Dans le cas de Cuba, pour des raisons qui lui sont propres, le système électoral ne favorise pas les processus participatifs qui déterminent le pouvoir et peuvent traduire les préférences sociales en décisions étatiques. C’est un fait qui s’oppose à l’évaluation du suffrage comme pratique active, et comme base de légitimité, de la part de la tradition révolutionnaire cubaine. De plus, le système ne lie pas les élections avec la capacité d’intervenir, de la part des citoyens, sur l’économie ou sur les usages de la propriété.
Processus électoral, participation civique et légitimité constitutionnelle
Pour les citoyens, le processus électoral cubain existe lors des assemblées d’investiture et lors du vote. Il n’y a pas de recherches sur le profil des électeurs ni d’enquêtes sur les préférences électorales dans le pays.
Les mentions officielles – dans les médias – des systèmes électoraux à l’échelle mondiale portent sur la corruption et les niveaux d’abstentionnisme. Les élections cubaines [présentes] se déroulent ainsi: les Comités pour la défense de la révolution, qui sont «coincés dans les préparatifs de leur 9e Congrès» ont «conçu le processus électoral [récent] comme une étape supplémentaire dans la préparation de cet événement», selon leur coordinateur national. Le président de la Fédération universitaire étudiante a déclaré que la participation massive aux élections «est une démonstration que l’on peut continuer à compter sur les jeunes pour les tâches prioritaires du pays…». La secrétaire générale de la Fédération des femmes cubaines a déclaré: «Nous irons [les femmes] dimanche [pour voter] afin d’exprimer notre soutien à la continuité de la Révolution.»

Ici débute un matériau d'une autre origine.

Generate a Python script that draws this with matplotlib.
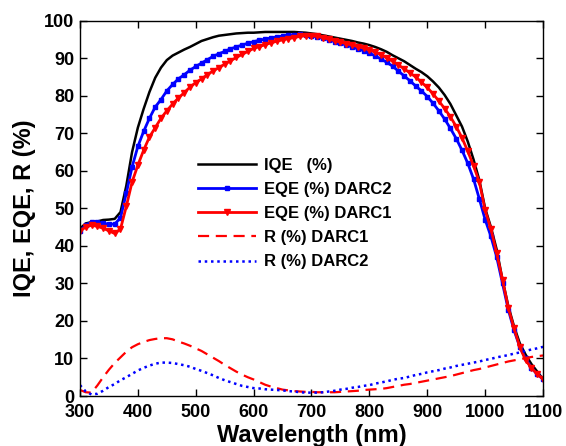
import matplotlib
matplotlib.use("Agg")
import matplotlib.pyplot as plt
import numpy as np

# wavelength grid (nm), 10 nm steps
wavelength = np.arange(300, 1101, 10)

iqe = [44.6, 46.0, 46.3, 46.5, 46.9, 47.0, 47.2, 49.0, 56.0, 65.0,
       71.5, 76.5, 81.0, 84.8, 87.5, 89.5, 90.7, 91.5, 92.3, 93.0,
       93.8, 94.6, 95.1, 95.6, 96.0, 96.2, 96.4, 96.6, 96.7, 96.8,
       96.8, 96.9, 97.0, 97.0, 97.0, 97.0, 97.0, 97.0, 96.9, 96.8,
       96.6, 96.4, 96.1, 95.8, 95.5, 95.2, 94.9, 94.6, 94.2, 93.9,
       93.5, 93.0, 92.4, 91.7, 90.8, 90.0, 89.2, 88.2, 87.2, 86.3,
       85.2, 83.8, 82.2, 80.2, 77.8, 74.8, 71.8, 67.8, 63.0, 57.5,
       50.0, 45.0, 39.0, 31.0, 24.0, 18.5, 14.0, 11.0, 8.5, 6.5, 4.5]

eqe_darc2 = [44.0, 45.5, 46.4, 46.3, 46.0, 45.8, 45.8, 47.5, 54.0, 61.0,
             66.5, 70.5, 74.0, 77.0, 79.0, 81.3, 83.0, 84.5, 85.6, 86.8,
             87.8, 88.7, 89.6, 90.5, 91.2, 91.8, 92.5, 93.0, 93.5, 94.0,
             94.4, 94.8, 95.1, 95.4, 95.7, 95.9, 96.1, 96.3, 96.4, 96.3,
             96.0, 95.6, 95.3, 94.9, 94.4, 94.0, 93.5, 93.0, 92.5, 92.0,
             91.4, 90.6, 89.8, 88.9, 87.9, 86.6, 85.3, 84.0, 82.6, 81.3,
             79.8, 78.0, 76.0, 73.8, 71.3, 68.6, 65.5, 62.0, 57.8, 52.5,
             47.0, 42.5, 37.0, 30.0, 23.0, 17.5, 13.0, 10.0, 7.5, 5.8, 4.5]

eqe_darc1 = [44.0, 45.0, 45.5, 45.2, 44.7, 44.0, 43.3, 44.5, 50.5, 57.0,
             61.5, 65.5, 69.0, 71.5, 74.0, 76.0, 77.8, 79.4, 80.8, 82.3,
             83.5, 84.5, 85.6, 86.6, 87.5, 88.4, 89.3, 90.2, 91.0, 91.8,
             92.6, 93.1, 93.6, 94.1, 94.5, 94.9, 95.2, 95.5, 95.8, 96.0,
             96.0, 95.8, 95.5, 95.1, 94.7, 94.3, 93.9, 93.5, 93.1, 92.7,
             92.2, 91.6, 90.9, 90.1, 89.2, 88.2, 87.2, 86.1, 85.0, 83.6,
             82.2, 80.5, 78.6, 76.6, 74.4, 71.8, 68.8, 65.2, 61.3, 57.0,
             49.5, 44.5, 38.0, 31.0, 23.5, 18.0, 13.0, 9.5, 7.5, 5.8, 4.5]

r_darc1 = [1.6, 1.0, 0.9, 2.8, 5.0, 7.0, 8.8, 10.3, 11.8, 13.0,
           13.8, 14.4, 14.9, 15.2, 15.4, 15.4, 15.1, 14.5, 14.0, 13.4,
           12.7, 12.0, 11.1, 10.2, 9.3, 8.3, 7.4, 6.5, 5.7, 5.0,
           4.4, 3.7, 3.0, 2.5, 2.1, 1.7, 1.5, 1.3, 1.2, 1.1,
           1.1, 1.0, 1.0, 1.0, 1.0, 1.1, 1.2, 1.3, 1.4, 1.6,
           1.7, 1.8, 1.9, 2.1, 2.4, 2.7, 3.0, 3.2, 3.5, 3.8,
           4.1, 4.4, 4.7, 5.0, 5.3, 5.7, 6.1, 6.5, 6.9, 7.2,
           7.6, 8.0, 8.4, 8.8, 9.2, 9.5, 9.8, 10.1, 10.4, 10.6, 10.8]

r_darc2 = [2.9, 1.2, 0.4, 0.6, 1.4, 2.4, 3.2, 4.2, 5.0, 5.9,
           6.8, 7.5, 8.1, 8.6, 8.9, 8.9, 8.8, 8.5, 8.2, 7.8,
           7.2, 6.7, 6.1, 5.5, 4.8, 4.2, 3.7, 3.2, 2.7, 2.4,
           2.1, 2.0, 1.8, 1.7, 1.6, 1.5, 1.3, 1.2, 1.0, 0.9,
           0.9, 0.9, 1.0, 1.2, 1.4, 1.7, 1.9, 2.2, 2.4, 2.7,
           2.9, 3.3, 3.6, 3.9, 4.3, 4.6, 4.8, 5.2, 5.6, 5.9,
           6.3, 6.6, 6.9, 7.3, 7.6, 8.0, 8.3, 8.6, 8.9, 9.2,
           9.6, 9.9, 10.3, 10.6, 10.9, 11.3, 11.6, 12.0, 12.4, 12.7, 13.1]

x_ticks = list(range(300, 1101, 100))
y_ticks = list(range(0, 101, 10))

plt.rcParams["font.family"] = ["Liberation Sans", "DejaVu Sans"]
plt.rcParams["font.weight"] = "bold"

fig = plt.figure(figsize=(5.66, 4.46), dpi=100)
ax = fig.add_axes([0.1413, 0.1121, 0.8181, 0.8415])

ax.plot(wavelength, iqe, color="black", lw=1.8, label="IQE   (%)")
ax.plot(wavelength, eqe_darc2, color="#0000ff", lw=2, marker="s", ms=3.5,
        label="EQE (%) DARC2")
ax.plot(wavelength, eqe_darc1, color="#ff0000", lw=2, marker="v", ms=5,
        label="EQE (%) DARC1")
ax.plot(wavelength, r_darc1, color="#ff0000", lw=1.6, ls=(0, (5, 3)),
        label="R (%) DARC1")
ax.plot(wavelength, r_darc2, color="#0000ff", lw=1.8, ls=(0, (1, 1.5)),
        label="R (%) DARC2")

ax.set_xlim(300, 1100)
ax.set_ylim(0, 100)
ax.set_xticks(x_ticks)
ax.set_yticks(y_ticks)
ax.tick_params(direction="in", top=True, right=True, length=5, width=1,
               labelsize=13)
ax.tick_params(axis="x", pad=6)
ax.tick_params(axis="y", pad=4)
for lab in ax.get_xticklabels() + ax.get_yticklabels():
    lab.set_fontweight("bold")
for sp in ax.spines.values():
    sp.set_linewidth(1)

ax.set_xlabel("Wavelength (nm)", fontsize=17, fontweight="bold", labelpad=2)
ax.set_ylabel("IQE, EQE, R (%)", fontsize=17, fontweight="bold", labelpad=6)

ax.legend(loc="upper left", bbox_to_anchor=(0.255, 0.635), frameon=False,
          borderaxespad=0, borderpad=0, handlelength=3.5, handletextpad=0.45,
          labelspacing=0.55, numpoints=1, prop={"weight": "bold", "size": 12})

fig.savefig("out.png", dpi=100)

Ce sont des déclarations qui insistent sur le caractère «de plébiscite» des élections, mais elles omettent de mentionner presque tout le champ des besoins spécifiques à cet égard [priorités du pays]. En revanche, le souci de gagner des élections, de moraliser le suffrage et de le lui donner plus de pouvoir, a éveillé le plus grand nombre d’analyses parmi une multitude de mouvements progressistes au cours l’histoire contemporaine, et dans l’histoire cubaine elle-même.
La mise en place du suffrage élargi [non censitaire] a produit une révolution là où il a été conquis. Marx différencie le chemin du socialisme sur le continent européen de celui qu’il pourrait avoir en Angleterre à cause des possibilités offertes par des élections dans un tel contexte. Engels, à la fin du XIXe siècle, a fait l’apologie du suffrage universel – sans cesser de critiquer l’Etat bourgeois – car dans des contextes spécifiques, il pouvait d’un «moyen de tromperie» devenir «instrument d’émancipation» de la classe laborieuse. Il est difficile de comprendre Gramsci sans donner une place centrale au suffrage universel dans la conformation de l’Etat et de la société civile capitaliste qu’il a analysée. Pour Joés Martí [1853-1895, a créé le Parti révolutionnaire cubain en 1892], comme pour le Marx qui réfléchit sur l’Angleterre: «Dans un pays où le suffrage est à l’origine de la loi, la révolution se situe dans le suffrage universel.»
Cuba a été l’un des premiers pays du continent à instaurer le suffrage universel masculin (1901). Les constitutions de la République en armes ont défendu le suffrage universel et défini la citoyenneté comme une pratique de participation active. José Martí a toujours souligné ce caractère. C’était une conception active de la citoyenneté, capable de former une manière d’être civique, de constituer des identités en dehors du cadre individualiste libéral – si méfiant des libertés «positives» – pour façonner l’individualité en interaction avec les autres.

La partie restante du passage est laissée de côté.